Flight control system testing (FCST) is one of the most important process to check whether flight control surfaces can operate properly according to commands during aircraft assembly. Traditional testing method relies heavily on manual labor, leading to low efficiency and inconsistent quality. In this paper, we apply digital twin (DT) technology to the FCST process for the first time. We firstly design an architecture of DT-enabled FCST including four layers to support further development. Then, we present a triangular mesh alignment-based angle measurement (TMA-AM) algorithm to efficiently collect deflection angle data for DT-enabled FCST. Extensive experiments conducted on a aircraft wing subassembly platform show that the TMA-AM algorithm achieves an average angular measurement error of less than 0.1°, outperforming existing methods.
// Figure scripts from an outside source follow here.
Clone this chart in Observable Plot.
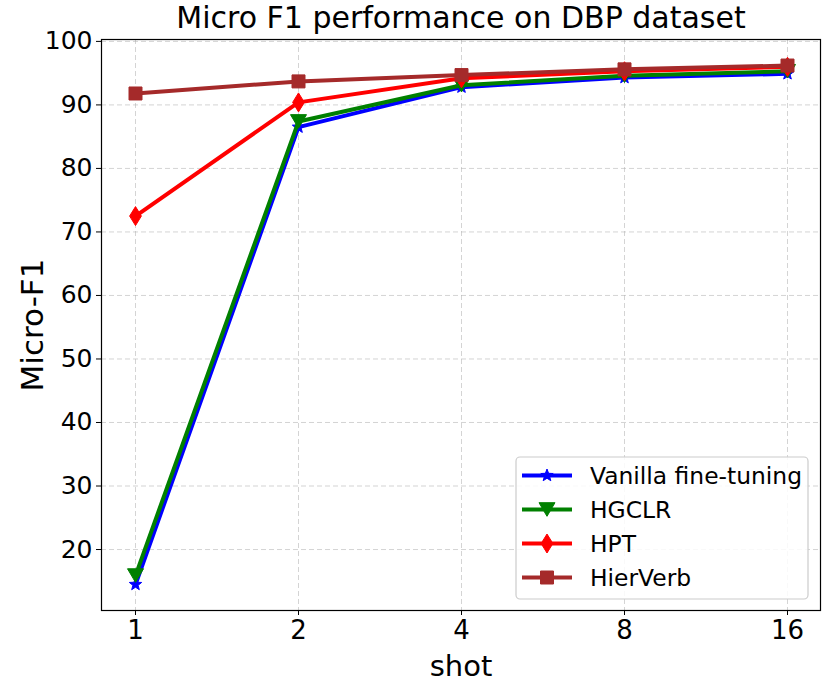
<!DOCTYPE html>
<html>
<head>
<meta charset="utf-8">
<script src="https://cdn.jsdelivr.net/npm/d3@7"></script>
<script src="https://cdn.jsdelivr.net/npm/@observablehq/plot@0.6"></script>
<style>
  html, body { margin: 0; padding: 0; background: #fff; }
  #wrap { position: relative; width: 830px; height: 689px; }
  #wrap svg { display: block; }
  #legend { position: absolute; left: 0; top: 0; pointer-events: none; }
</style>
</head>
<body>
<div id="wrap"></div>
<script>
const shots = ["1", "2", "4", "8", "16"];
const seriesNames = ["Vanilla fine-tuning", "HGCLR", "HPT", "HierVerb"];
const seriesColors = ["#0000ff", "#008000", "#ff0000", "#a52a2a"];
const vanilla = [14.5, 86.5, 92.8, 94.3, 94.9];
const hgclr = [15.9, 87.4, 93.1, 94.6, 95.3];
const hpt = [72.5, 90.4, 94.2, 95.3, 96.0];
const hierverb = [91.8, 93.7, 94.7, 95.6, 96.2];
const yTicks = [20, 30, 40, 50, 60, 70, 80, 90, 100];
const titleText = "Micro F1 performance on DBP dataset";

// custom marker shapes (size = pi r^2)
const rOf = (size) => Math.sqrt(size / Math.PI);
const starSym = {
  draw(ctx, size) {
    const r = rOf(size), ri = r * 0.42;
    for (let i = 0; i < 10; i++) {
      const a = -Math.PI / 2 + i * Math.PI / 5;
      const rr = i % 2 ? ri : r;
      const x = rr * Math.cos(a), y = rr * Math.sin(a);
      i ? ctx.lineTo(x, y) : ctx.moveTo(x, y);
    }
    ctx.closePath();
  }
};
const triDownSym = {
  draw(ctx, size) {
    const r = rOf(size);
    ctx.moveTo(-r, -r * 0.85);
    ctx.lineTo(r, -r * 0.85);
    ctx.lineTo(0, r * 0.85);
    ctx.closePath();
  }
};
const thinDiamondSym = {
  draw(ctx, size) {
    const r = rOf(size);
    ctx.moveTo(0, -r);
    ctx.lineTo(r * 0.62, 0);
    ctx.lineTo(0, r);
    ctx.lineTo(-r * 0.62, 0);
    ctx.closePath();
  }
};
const squareSym = {
  draw(ctx, size) {
    const r = rOf(size);
    ctx.rect(-r, -r, 2 * r, 2 * r);
  }
};
const seriesSymbols = [starSym, triDownSym, thinDiamondSym, squareSym];
const seriesR = [6.5, 8, 9.5, 6.5];
const seriesValues = [vanilla, hgclr, hpt, hierverb];

const rows = [];
seriesNames.forEach((name, i) => {
  shots.forEach((s, j) => rows.push({series: name, idx: i, shot: s, value: seriesValues[i][j]}));
});

const marks = [
  Plot.gridY(yTicks, {stroke: "#b0b0b0", strokeOpacity: 0.55, strokeDasharray: "5,3", strokeWidth: 1}),
  Plot.gridX(shots, {stroke: "#b0b0b0", strokeOpacity: 0.55, strokeDasharray: "5,3", strokeWidth: 1}),
  Plot.axisY(yTicks, {tickSize: 5, tickPadding: 4, fontSize: 25, label: null}),
  Plot.axisX(shots, {tickSize: 5, tickPadding: 5, fontSize: 26, label: null}),
];
seriesNames.forEach((name, i) => {
  const d = rows.filter(r => r.idx === i);
  marks.push(Plot.line(d, {x: "shot", y: "value", stroke: seriesColors[i], strokeWidth: 4}));
  marks.push(Plot.dot(d, {x: "shot", y: "value", symbol: seriesSymbols[i], r: seriesR[i], fill: seriesColors[i], stroke: seriesColors[i], strokeWidth: 1}));
});
marks.push(Plot.frame({stroke: "#000", strokeWidth: 1.2}));
marks.push(Plot.text([titleText], {frameAnchor: "top", dy: -12, fontSize: 30, fill: "#000", lineAnchor: "bottom"}));
marks.push(Plot.text(["shot"], {frameAnchor: "bottom", dy: 65, fontSize: 29, fill: "#000", lineAnchor: "bottom"}));
marks.push(Plot.text(["Micro-F1"], {frameAnchor: "left", dx: -68, rotate: -90, textAnchor: "middle", fontSize: 31, fill: "#000"}));

const chart = Plot.plot({
  width: 830,
  height: 689,
  marginLeft: 101,
  marginRight: 10,
  marginTop: 39,
  marginBottom: 79,
  style: {fontFamily: "DejaVu Sans", color: "#000", background: "#fff", overflow: "visible"},
  x: {type: "point", domain: shots, padding: 0.2},
  y: {domain: [10.4, 100.3]},
  symbol: {type: "identity"},
  marks
});
document.getElementById("wrap").appendChild(chart);

// legend overlay
const lg = d3.select("#wrap").append("svg").attr("id", "legend").attr("width", 830).attr("height", 689);
lg.append("rect").attr("x", 516).attr("y", 457).attr("width", 292).attr("height", 142)
  .attr("rx", 4).attr("fill", "rgba(255,255,255,0.85)").attr("stroke", "#cccccc").attr("stroke-width", 1.2);
const rowY = [475.5, 509.5, 543.5, 577.5];
seriesNames.forEach((name, i) => {
  const g = lg.append("g");
  g.append("line").attr("x1", 522).attr("x2", 572).attr("y1", rowY[i]).attr("y2", rowY[i])
    .attr("stroke", seriesColors[i]).attr("stroke-width", 4);
  g.append("path").attr("transform", `translate(547,${rowY[i]})`)
    .attr("d", d3.symbol(seriesSymbols[i], Math.PI * seriesR[i] * seriesR[i])())
    .attr("fill", seriesColors[i]).attr("stroke", seriesColors[i]);
  g.append("text").attr("x", 590).attr("y", rowY[i]).attr("dy", "0.36em")
    .attr("font-family", "DejaVu Sans").attr("font-size", 23.4).attr("fill", "#000").text(name);
});
</script>
</body>
</html>
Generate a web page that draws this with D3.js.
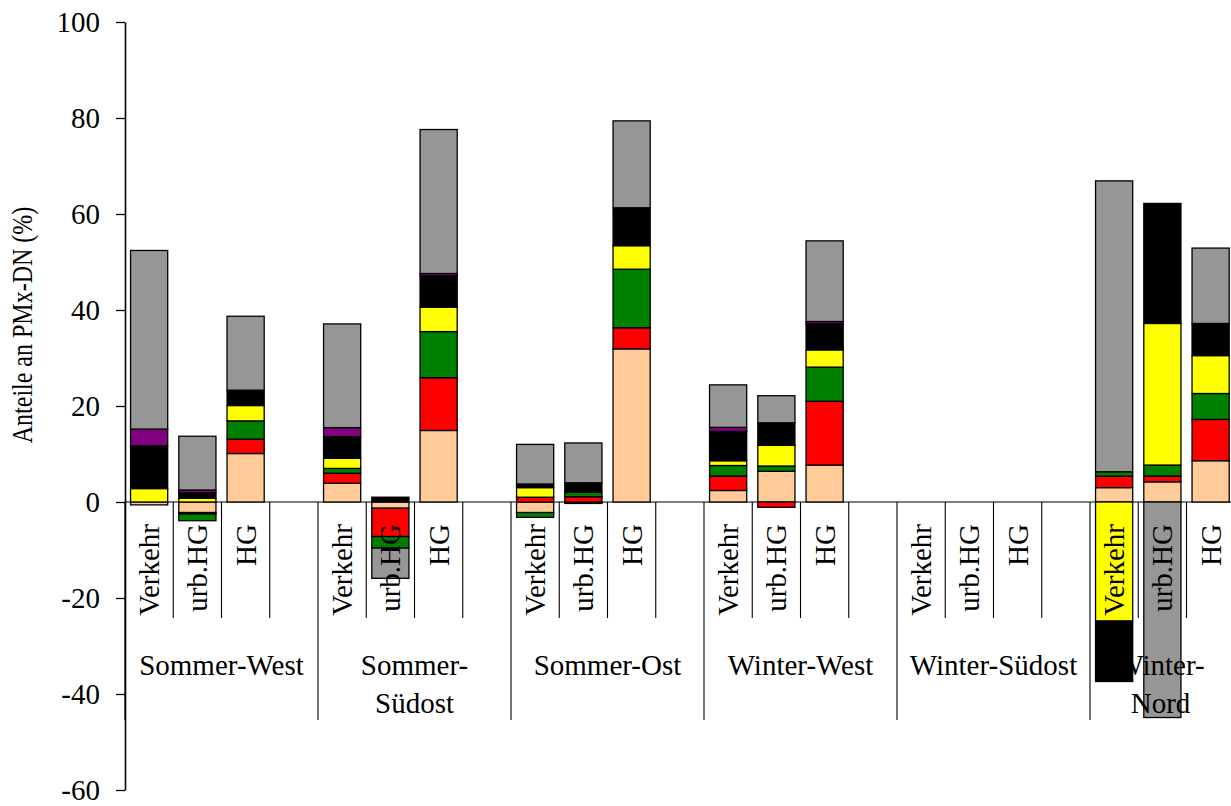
<!DOCTYPE html>
<html>
<head>
<meta charset="utf-8">
<script src="https://cdn.jsdelivr.net/npm/d3@7"></script>
<style>
  body { margin: 0; background: #fff; }
  svg { display: block; }
  text { font-family: "Liberation Serif", "Times New Roman", serif; fill: #000; }
</style>
</head>
<body>
<svg id="chart" width="1231" height="806"></svg>
<script>
// Site groups (multi-line labels split into lines) and the sources within each group
const groups = [["Sommer-West"], ["Sommer-", "Südost"], ["Sommer-Ost"], ["Winter-West"], ["Winter-Südost"], ["Winter-", "Nord"]];
const sources = ["Verkehr", "urb.HG", "HG", ""];
const yTicks = [-60, -40, -20, 0, 20, 40, 60, 80, 100];
const yTitle = "Anteile an PMx-DN (%)";

// Contributions per component, one value per slot (6 groups x 4 slots, last slot of each group empty)
const peach  = [-0.6, -2.2, 10.1, 0,   3.9, -1.3, 14.9, 0,   -2.2, -0.3, 31.9, 0,   2.4, 6.4, 7.7, 0,    0, 0, 0, 0,   3.0, 4.2, 8.6, 0];
const red    = [0, -0.3, 3.0, 0,       2.1, -5.9, 11.0, 0,   1.0, 1.1, 4.4, 0,      3.0, -1.1, 13.3, 0,  0, 0, 0, 0,   2.4, 1.2, 8.6, 0];
const green  = [0, -1.4, 3.8, 0,       1.0, -2.4, 9.6, 0,    -1.0, 0.9, 12.2, 0,    2.2, 1.1, 7.1, 0,    0, 0, 0, 0,   0.9, 2.3, 5.4, 0];
const yellow = [2.8, 0.8, 3.2, 0,      2.1, 0, 5.1, 0,       2.0, 0, 4.9, 0,        1.0, 4.3, 3.6, 0,    0, 0, 0, 0,   -24.8, 29.5, 7.9, 0];
const black  = [8.9, 1.1, 3.2, 0,      4.5, 1.0, 6.5, 0,     0.75, 2.0, 7.9, 0,     6.1, 4.7, 5.4, 0,    0, 0, 0, 0,   -12.6, 25.0, 6.7, 0];
const purple = [3.5, 0.6, 0, 0,        1.9, 0, 0.5, 0,       0, 0, 0, 0,            0.85, 0, 0.5, 0,     0, 0, 0, 0,   0, 0, 0, 0];
const gray   = [37.2, 11.2, 15.4, 0,   21.6, -6.3, 30.0, 0,  8.25, 8.3, 18.1, 0,    8.85, 5.65, 16.8, 0, 0, 0, 0, 0,   60.6, -44.9, 15.7, 0];

const seriesKeys = ["peach", "red", "green", "yellow", "black", "purple", "gray"];
const seriesValues = [peach, red, green, yellow, black, purple, gray];
const seriesColors = ["#FFCC99", "#FF0000", "#008000", "#FFFF00", "#000000", "#800080", "#969696"];

const svg = d3.select("#chart");
const left = 125, plotRight = 1231;
const nSlots = groups.length * sources.length;
const serif = "Liberation Serif, Times New Roman, serif";

const y = d3.scaleLinear().domain([-60, 100]).range([790, 22]);
const x = d3.scaleBand().domain(d3.range(nSlots)).range([left, left + nSlots * 48.25]).padding(0);
const bw = x.bandwidth();
const barW = bw * 0.77;

// table for stacking
const rows = d3.range(nSlots).map(i => {
  const r = { slot: i };
  seriesKeys.forEach((k, j) => r[k] = seriesValues[j][i]);
  return r;
});
const stacked = d3.stack().keys(seriesKeys).offset(d3.stackOffsetDiverging)(rows);

// zero line / category axis
svg.append("line")
  .attr("x1", left).attr("x2", plotRight)
  .attr("y1", y(0)).attr("y2", y(0))
  .attr("stroke", "#000").attr("stroke-width", 1.2);

// slot and group separators below the zero line
d3.range(nSlots + 1).forEach(i => {
  const xx = left + i * bw;
  svg.append("line")
    .attr("x1", xx).attr("x2", xx)
    .attr("y1", y(0)).attr("y2", i % sources.length === 0 ? 720 : 618)
    .attr("stroke", "#000").attr("stroke-width", 1.1);
});

// stacked bars
svg.append("g").selectAll("g")
  .data(stacked)
  .join("g")
  .attr("fill", (d, i) => seriesColors[i])
  .selectAll("rect")
  .data(d => d.filter(s => s[1] - s[0] !== 0))
  .join("rect")
  .attr("x", d => x(d.data.slot) + (bw - barW) / 2)
  .attr("width", barW)
  .attr("y", d => y(Math.max(d[0], d[1])))
  .attr("height", d => Math.abs(y(d[0]) - y(d[1])))
  .attr("stroke", "#000")
  .attr("stroke-width", 1.3);

// y axis
const yAxis = svg.append("g")
  .attr("transform", `translate(${left},0)`)
  .call(d3.axisLeft(y).tickValues(yTicks).tickFormat(d => String(d))
    .tickSize(9).tickSizeOuter(0).tickPadding(16));
yAxis.attr("font-family", serif).attr("font-size", 29);
yAxis.select(".domain").attr("stroke", "#000").attr("stroke-width", 1.6);
yAxis.selectAll(".tick line").attr("stroke", "#000").attr("stroke-width", 1.3);
yAxis.selectAll(".tick text").attr("dy", "0.34em");

// y title (narrow set)
svg.append("text")
  .attr("transform", `translate(32,325) rotate(-90) scale(0.8,1)`)
  .attr("text-anchor", "middle")
  .attr("font-family", serif)
  .attr("font-size", 30)
  .text(yTitle);

// source labels (rotated)
d3.range(nSlots).forEach(i => {
  const s = sources[i % sources.length];
  if (!s) return;
  const cx = x(i) + bw / 2;
  svg.append("text")
    .attr("transform", `translate(${cx + 10},524) rotate(-90)`)
    .attr("text-anchor", "end")
    .attr("font-family", serif)
    .attr("font-size", 29)
    .text(s);
});

// group labels
groups.forEach((lines, g) => {
  const g0 = left + g * sources.length * bw;
  const g1 = Math.min(g0 + sources.length * bw, plotRight);
  const cx = (g0 + g1) / 2;
  const t = svg.append("text").attr("text-anchor", "middle")
    .attr("font-family", serif).attr("font-size", 29);
  lines.forEach((ln, k) => {
    t.append("tspan").attr("x", cx).attr("y", 675 + k * 38).text(ln);
  });
});
</script>
</body>
</html>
Moreover, we develop a virtual experimental platform named DT-FCST aligned with a real aircraft wing subassembly platform. In addition, TMA-AM algorithm is integrated with the DT-FCST platform. By integrating real-time data from the cockpit, real-time physical-virtual interaction of aircraft control sticks and flight control surfaces are achieved, ensuring consistency between physical and virtual movements. The integration of DT technology with the TMA-AM algorithm enables real-time synchronization, monitoring, and unified data management, significantly enhancing the efficiency and accuracy of the FCST. Note to Practitioners—To address the inefficiencies and low monitoring quality associated with traditional manual testing methods in flight control system testing (FCST), we firstly introduce digital twin (DT) technology to this process. To support effective and accurate measurement during the FCST, we propose a vision-based method tailored to accurately measure deflection angles of flight control surfaces. This method replaces manual measurements with a non-contact approach, significantly improving measurement accuracy and efficiency. We provide a detailed description of the construction process of the DT-FCST platform including requirement analysis, DT model construction, and on-site experiments. This DT-based approach achieves real-time synchronization between virtual and physical testing processes, enhancing monitoring quality and overall testing effectiveness. Specifically, it can achieve a 90% reduction in the number of operators and shorten the single testing time to 16.7% of the traditional testing method.